Germany is now engulfed by a third wave of COVID-19 infections, which is being driven mainly by the more infectious SARS-CoV-2 variant called B.1.1.7.

"We have clear signs the third wave in Germany has already begun," said Prof Dr Lothar Wieler, president of the Robert Koch Institute for Infectious Diseases in Berlin.

"I am very worried," he said, and pointed out the number of cases with more contagious variants such as B.1.1.7, or the British variant, and the South African variant also known as 501Y.V2 are on the rise.

He said Germany's ongoing vaccination campaign is a race against a changing and mutating virus becoming more infectious and deadlier. Wieler said he was "very worried" about the public health crisis in Germany being fueled by the pandemic but remains confident the country will ultimately be able to bring the third wave under control.

"The virus is not going to disappear, but once we have a base level of immunity in the population, we can control it," he emphasized.

Until the third wave wanes, Wieler urged his fellow German to keep wearing face masks in public and maintain a safe distance from others.

Wieler has cause for concern. On Wednesday, Germany reported its highest daily tally of COVID-19 cases since January even as the country began gradually easing lockdown restrictions imposed over the past few months.

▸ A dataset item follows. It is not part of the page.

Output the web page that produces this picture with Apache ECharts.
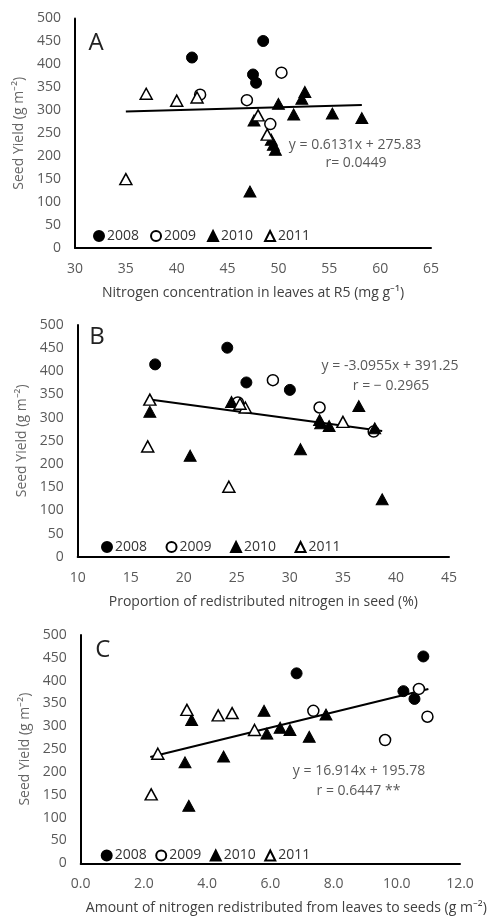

Total new cases on March 10 skyrocketed to 21,163 compared to 6,834 the day before based on Johns Hopkins data as compiled by Google. There were 4,745 cases Thursday, 12,770 cases Friday and 10,568 cases Saturday.

German Chancellor Angela Merkel has kept warning Germany might be caught in a third wave if its restrictive public health measures were lifted too quickly.

To date, 2.6 million Germans have come down with COVID-19 while a further 74,000 have lost their lives to the disease, according to Worldometer data.

Disquiet over the danger presented by B.1.1.7 began to increase in mid-February when RKI reported the variant was on track to becoming the dominant strain in Germany over the next few months. B.1.1.7 is up to 70% more infectious than the parent strain from which it sprang.

RKI reported the proportion of B.1.1.7 in positive test samples rose from just under six percent to more than 22% in only two weeks.

RKI and other medical laboratories analyzed more than 23,000 positive PCR tests and sequenced the samples by mid-February in a bid to find out how fast the variants are spreading.

"The mutation that was first discovered in the UK is particularly worrying... We have to expect that it will now become the dominant variant here," said Federal Minister of Health Jens Spahn at the time.

He said the proportion of cases with B.1.1.7 was "doubling every week."